• _Exercise description_
Without the pictures, retype exactly the lines from the top of the entries below through the line that contains "plt.rcParams['font.family'] = ['Liberation".

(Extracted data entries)

▼▼▼

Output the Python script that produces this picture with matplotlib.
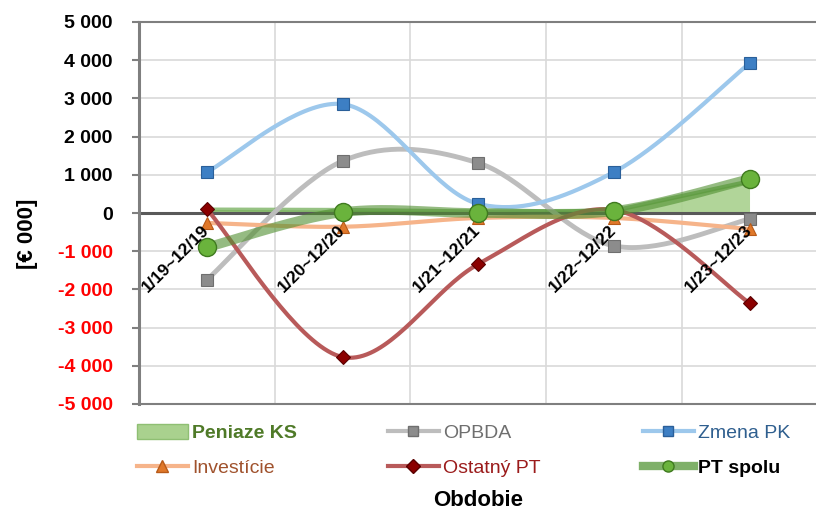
import numpy as np
import matplotlib
matplotlib.use("Agg")
import matplotlib.pyplot as plt
from matplotlib.lines import Line2D
from matplotlib.patches import Patch

plt.rcParams['font.family'] = ['Liberation Sans', 'DejaVu Sans']

categories = ["1/19~12/19", "1/20~12/20", "1/21~12/21", "1/22~12/22", "1/23~12/23"]
peniaze_ks = [90, 80, 40, 60, 830]
opbda = [-1750, 1360, 1310, -860, -160]
zmena_pk = [1070, 2850, 240, 1070, 3920]
investicie = [-260, -360, -130, -130, -420]
ostatny_pt = [100, -3770, -1340, 80, -2360]
pt_spolu = [-900, 20, 0, 50, 890]
yticks = list(range(-5000, 5001, 1000))


def smooth(vals, n=40):
    x = np.arange(len(vals), dtype=float)
    P = np.column_stack([x, np.asarray(vals, float)])
    ext = np.vstack([P[0], P, P[-1]])
    out = []
    t = np.linspace(0, 1, n)[:, None]
    for i in range(len(P) - 1):
        p0, p1, p2, p3 = ext[i], ext[i + 1], ext[i + 2], ext[i + 3]
        c1 = p1 + (p2 - p0) / 6
        c2 = p2 - (p3 - p1) / 6
        seg = (1 - t) ** 3 * p1 + 3 * (1 - t) ** 2 * t * c1 + 3 * (1 - t) * t ** 2 * c2 + t ** 3 * p2
        out.append(seg if i == 0 else seg[1:])
    s = np.vstack(out)
    return s[:, 0], s[:, 1]


W, H = 816, 515
fig = plt.figure(figsize=(W / 100, H / 100), dpi=100)
ax = fig.add_axes([139 / W, 1 - 404 / H, (W - 139) / W, (404 - 22) / H])
ax.set_xlim(-0.5, 4.49)
ax.set_ylim(-5000, 5000)

x = np.arange(len(categories))

# grid
for v in yticks:
    ax.axhline(v, color='#d9d9d9', lw=1.2, zorder=0)
for xv in [0.5, 1.5, 2.5, 3.5]:
    ax.axvline(xv, color='#d9d9d9', lw=1.2, zorder=0)

# area
ax.fill_between(x, 0, peniaze_ks, color='#a9d18e', alpha=0.9, lw=0, zorder=1)
ax.plot(x, peniaze_ks, color='#6aa84f', lw=3, alpha=0.7, zorder=1.5, solid_capstyle='butt')

ax.axhline(0, color='#595959', lw=2.2, zorder=2)

series = [
    (opbda, '#bdbdbd', 3.5, 's', 8, '#8c8c8c', '#6f6f6f'),
    (zmena_pk, '#9dc8ec', 3, 's', 8, '#3d7fc4', '#2a5f99'),
    (investicie, '#f6b48a', 3, '^', 9, '#e0782a', '#b85a18'),
    (ostatny_pt, '#b85a5a', 3, 'D', 7, '#8b0000', '#5a0000'),
]
z = 3
for vals, lc, lw, mk, ms, mfc, mec in series:
    sx, sy = smooth(vals)
    ax.plot(sx, sy, color=lc, lw=lw, zorder=z, solid_capstyle='round')
    ax.plot(x, vals, ls='none', marker=mk, ms=ms, mfc=mfc, mec=mec, mew=0.8, zorder=z + 0.5)
    z += 1

sx, sy = smooth(pt_spolu)
ax.plot(sx, sy, color='#4f8f2f', lw=7, alpha=0.6, zorder=z, solid_capstyle='round')
ax.plot(x, pt_spolu, ls='none', marker='o', ms=13, mfc='#6ab33c', mec='#3f7a1f', mew=1, zorder=z + 0.5)

# spines
for s in ['top', 'bottom']:
    ax.spines[s].set_color('#7f7f7f')
    ax.spines[s].set_linewidth(1.5)
ax.spines['left'].set_color('#7f7f7f')
ax.spines['left'].set_linewidth(2.2)
ax.spines['right'].set_visible(False)

ax.set_yticks(yticks)
ax.set_yticklabels([f"{v:,}".replace(",", " ") for v in yticks], fontsize=14, fontweight='bold')
for lab, v in zip(ax.get_yticklabels(), yticks):
    lab.set_color('red' if v < 0 else 'black')
ax.tick_params(axis='y', direction='out', length=5, width=1.5, color='#7f7f7f', pad=14)
ax.set_xticks([])

for i, c in enumerate(categories):
    ax.text(i + 0.04, -250, c, rotation=45, ha='right', va='top', fontsize=12.5,
            fontweight='bold', color='black', zorder=10)

fig.text(28 / W, 1 - 234 / H, "[€ 000]", rotation=90, ha='center', va='center',
         fontsize=16, fontweight='bold')
fig.text(478 / W, 1 - 500 / H, "Obdobie", ha='center', va='center', fontsize=16, fontweight='bold')

# legends
def lh(lc, lw, mk, ms, mfc, mec):
    return Line2D([], [], color=lc, lw=lw, marker=mk, ms=ms, mfc=mfc, mec=mec)

cols = [
    (137, [(Patch(facecolor='#a9d18e', edgecolor='#8fbf73', lw=1), 'Peniaze KS', '#4f7a28', 'bold'),
           (lh('#f6b48a', 3, '^', 9, '#e0782a', '#b85a18'), 'Investície', '#a0522d', 'normal')]),
    (388, [(lh('#bdbdbd', 3, 's', 7, '#8c8c8c', '#6f6f6f'), 'OPBDA', '#6f6f6f', 'normal'),
           (lh('#b85a5a', 3, 'D', 7, '#8b0000', '#5a0000'), 'Ostatný PT', '#9b1b1b', 'normal')]),
    (643, [(lh('#9dc8ec', 3, 's', 7, '#3d7fc4', '#2a5f99'), 'Zmena PK', '#2f5f8f', 'normal'),
           (lh('#7fb069', 6, 'o', 8, '#6ab33c', '#3f7a1f'), 'PT spolu', 'black', 'bold')]),
]
for xpos, entries in cols:
    leg = fig.legend([e[0] for e in entries], [e[1] for e in entries], loc='upper left',
                     bbox_to_anchor=(xpos / W, 1 - 424 / H), frameon=False, fontsize=14,
                     handlelength=2.6, handletextpad=0.25, borderaxespad=0, borderpad=0,
                     labelspacing=0.85, handleheight=0.8)
    for t, e in zip(leg.get_texts(), entries):
        t.set_color(e[2])
        t.set_fontweight(e[3])

fig.savefig("out.png", dpi=100)
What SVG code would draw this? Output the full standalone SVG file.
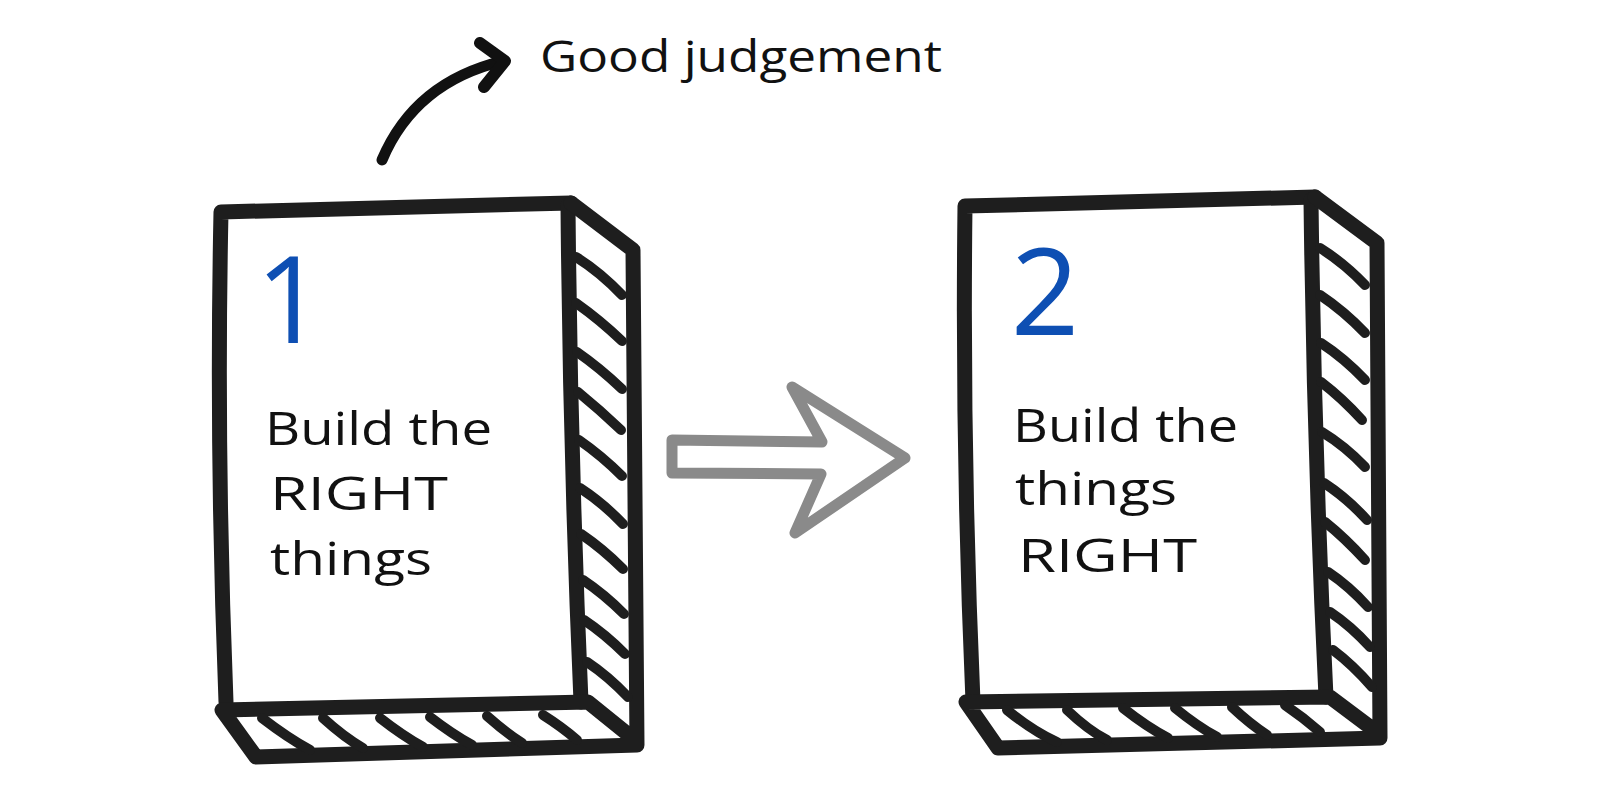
<svg xmlns="http://www.w3.org/2000/svg" width="1600" height="798" viewBox="0 0 1600 798">
<style>
.ol{fill:none;stroke:#1e1e1e;stroke-width:15;stroke-linecap:round;stroke-linejoin:round}
.ht{fill:none;stroke:#1e1e1e;stroke-width:10;stroke-linecap:round}
.lbl{font-family:"Open Sans","Noto Sans",sans-serif;font-size:45px;fill:#111}
.num{font-family:"Open Sans","Noto Sans",sans-serif;font-size:120px;font-weight:500;fill:#0e4fb3;text-anchor:middle}
.top{font-family:"Open Sans","Noto Sans",sans-serif;font-size:44px;fill:#111}
</style>
<rect width="1600" height="798" fill="#ffffff"/>
<g id="box1">
<path class="ol" d="M226,702 Q216,450 221,212 L571,203"/>
<path class="ol" d="M568,205 Q570,450 581,702"/>
<path class="ol" d="M571,203 L633,250 L637,745 L256,757 L222,710 L588,702 L635,740"/>
<g class="ht">
<path d="M576,257 Q600,272 622,295"/><path d="M576,303 Q600,320 622,341"/><path d="M577,352 Q600,368 622,389"/><path d="M578,392 Q600,410 621,430"/><path d="M579,440 Q602,456 622,476"/><path d="M580,488 Q603,503 623,524"/><path d="M581,534 Q603,549 623,569"/><path d="M583,580 Q604,594 624,614"/><path d="M584,620 Q605,634 625,654"/><path d="M587,662 Q608,676 628,697"/>
<path d="M262,718 Q288,738 310,750"/><path d="M323,718 Q345,738 363,748"/><path d="M380,718 Q403,736 423,747"/><path d="M430,717 Q452,734 472,745"/><path d="M487,716 Q505,732 522,743"/><path d="M543,715 Q562,727 577,740"/>
</g>
<text class="num" x="290" y="343">1</text>
<text class="lbl" x="265" y="445" textLength="227" lengthAdjust="spacingAndGlyphs">Build the</text>
<text class="lbl" x="270" y="510" textLength="178" lengthAdjust="spacingAndGlyphs">RIGHT</text>
<text class="lbl" x="270" y="575" textLength="162" lengthAdjust="spacingAndGlyphs">things</text>
</g>
<g id="box2">
<path class="ol" d="M973,702 Q962,450 965,206 L1315,197"/>
<path class="ol" d="M1311,200 Q1314,450 1326,697"/>
<path class="ol" d="M1315,197 L1377,243 L1380,738 L998,748 L966,702 L1330,697 L1378,733"/>
<g class="ht">
<path d="M1320,248 Q1344,263 1365,285"/><path d="M1320,295 Q1344,311 1365,333"/><path d="M1321,343 Q1344,358 1365,380"/><path d="M1321,382 Q1342,398 1362,420"/><path d="M1322,432 Q1345,446 1365,467"/><path d="M1324,483 Q1347,498 1367,520"/><path d="M1325,522 Q1345,538 1365,560"/><path d="M1328,572 Q1349,586 1368,607"/><path d="M1330,612 Q1351,626 1370,647"/><path d="M1333,650 Q1353,665 1372,687"/>
<path d="M1007,710 Q1034,732 1057,742"/><path d="M1067,710 Q1088,730 1107,740"/><path d="M1123,708 Q1147,727 1168,738"/><path d="M1175,708 Q1197,726 1217,737"/><path d="M1232,707 Q1250,724 1267,735"/><path d="M1285,705 Q1304,718 1320,732"/>
</g>
<text class="num" x="1045" y="335">2</text>
<text class="lbl" x="1013" y="442" textLength="225" lengthAdjust="spacingAndGlyphs">Build the</text>
<text class="lbl" x="1015" y="505" textLength="162" lengthAdjust="spacingAndGlyphs">things</text>
<text class="lbl" x="1018" y="572" textLength="179" lengthAdjust="spacingAndGlyphs">RIGHT</text>
</g>
<g id="label-good-judgement">
<text class="top" x="540" y="72" textLength="402" lengthAdjust="spacingAndGlyphs">Good judgement</text>
</g>
<g id="connectors">
<path d="M672,440 L822,442 L792,387 L905,458 L795,533 L821,474 L672,473 Z" fill="none" stroke="#8a8a8a" stroke-width="11" stroke-linejoin="round"/>
<path d="M382,160 Q415,82 503,61" fill="none" stroke="#111" stroke-width="11" stroke-linecap="round"/>
<path d="M480,43 L505,61 L484,87" fill="none" stroke="#111" stroke-width="12" stroke-linecap="round" stroke-linejoin="round"/>
</g>
</svg>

▲▲▲

• _Response_
Output the Python script that produces this picture with matplotlib.
import numpy as np
import matplotlib
matplotlib.use("Agg")
import matplotlib.pyplot as plt
from matplotlib.lines import Line2D
from matplotlib.patches import Patch

plt.rcParams['font.family'] = ['Liberation Sans', 'DejaVu Sans']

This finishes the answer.